Skip to content

OCR using pix2struct

Bases: Bolt

__init__(input, output, state, model_name='google/pix2struct-large', **kwargs)

The Pix2StructImageOCR class performs OCR on images using Google's Pix2Struct model. It expects the input.input_folder to contain the images for OCR and saves the OCR results as JSON files in output.output_folder.

Parameters:

Name Type Description Default
input BatchInput

Instance of BatchInput for reading data.

required
output BatchOutput

Instance of BatchOutput for saving data.

required
state State

Instance of State for maintaining state.

required
model_name str

The name of the Pix2Struct model to use.
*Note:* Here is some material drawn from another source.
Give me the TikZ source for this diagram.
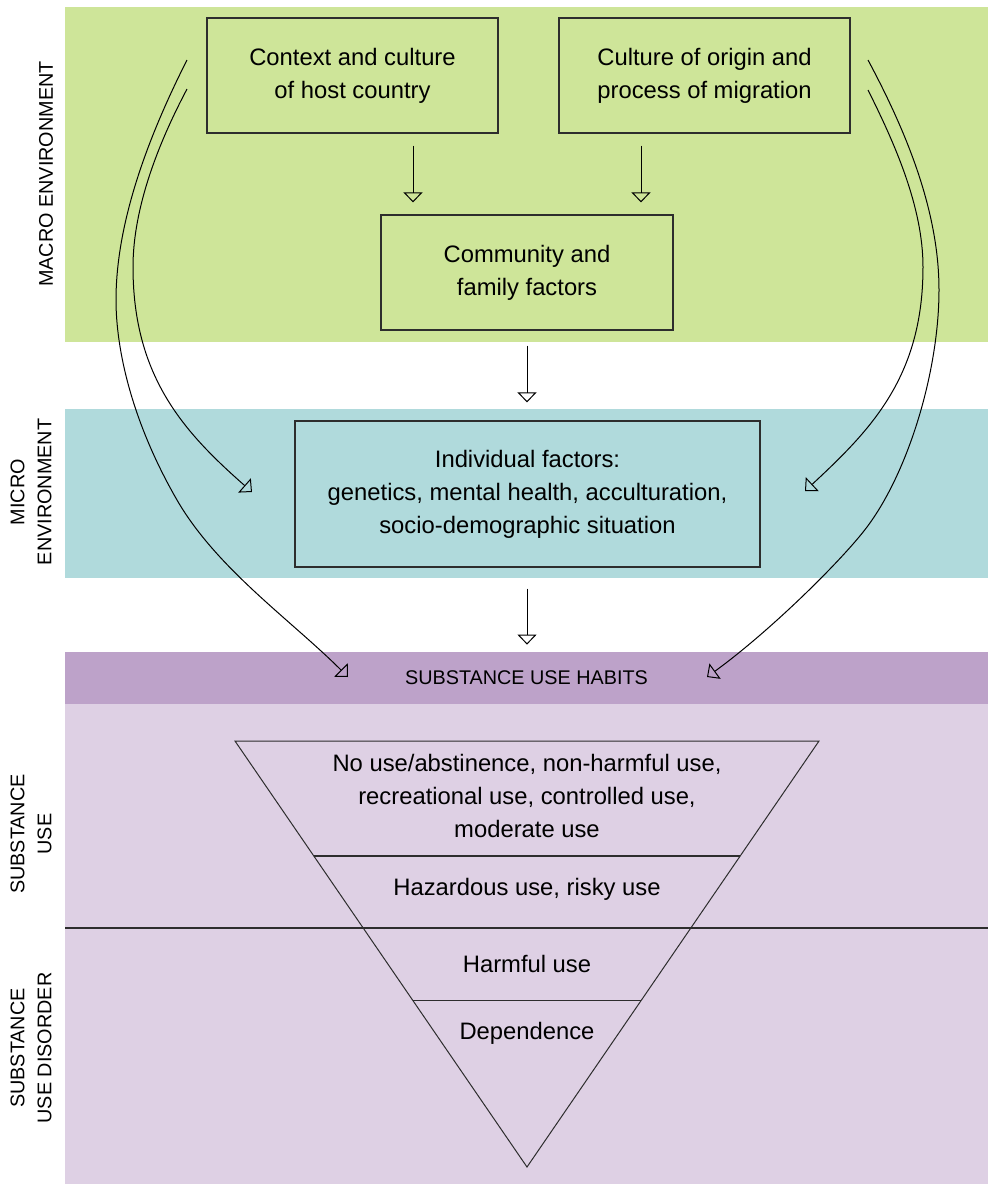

Default is "google/pix2struct-large".

'google/pix2struct-large'
**kwargs

Additional keyword arguments.

{}

Command Line Invocation with geniusrise

genius Pix2StructImageOCR rise \
    batch \
        --bucket my_bucket \
        --s3_folder s3/input \
    batch \
        --bucket my_bucket \
        --s3_folder s3/output \
    none \
    process

YAML Configuration with geniusrise

version: "1"
spouts:
    ocr_processing:
        name: "Pix2StructImageOCR"
        method: "process"
        input:
            type: "batch"
            args:
                bucket: "my_bucket"
                s3_folder: "s3/input"
                use_cuda: true
        output:
            type: "batch"
            args:
                bucket: "my_bucket"
                s3_folder: "s3/output"
                use_cuda: true

process(use_cuda=True)

📖 Perform OCR on images in the input folder and save the OCR results as JSON files in the output folder.

Parameters:

Name Type Description Default
use_cuda bool

Whether to use CUDA for model inference. Default is True.

True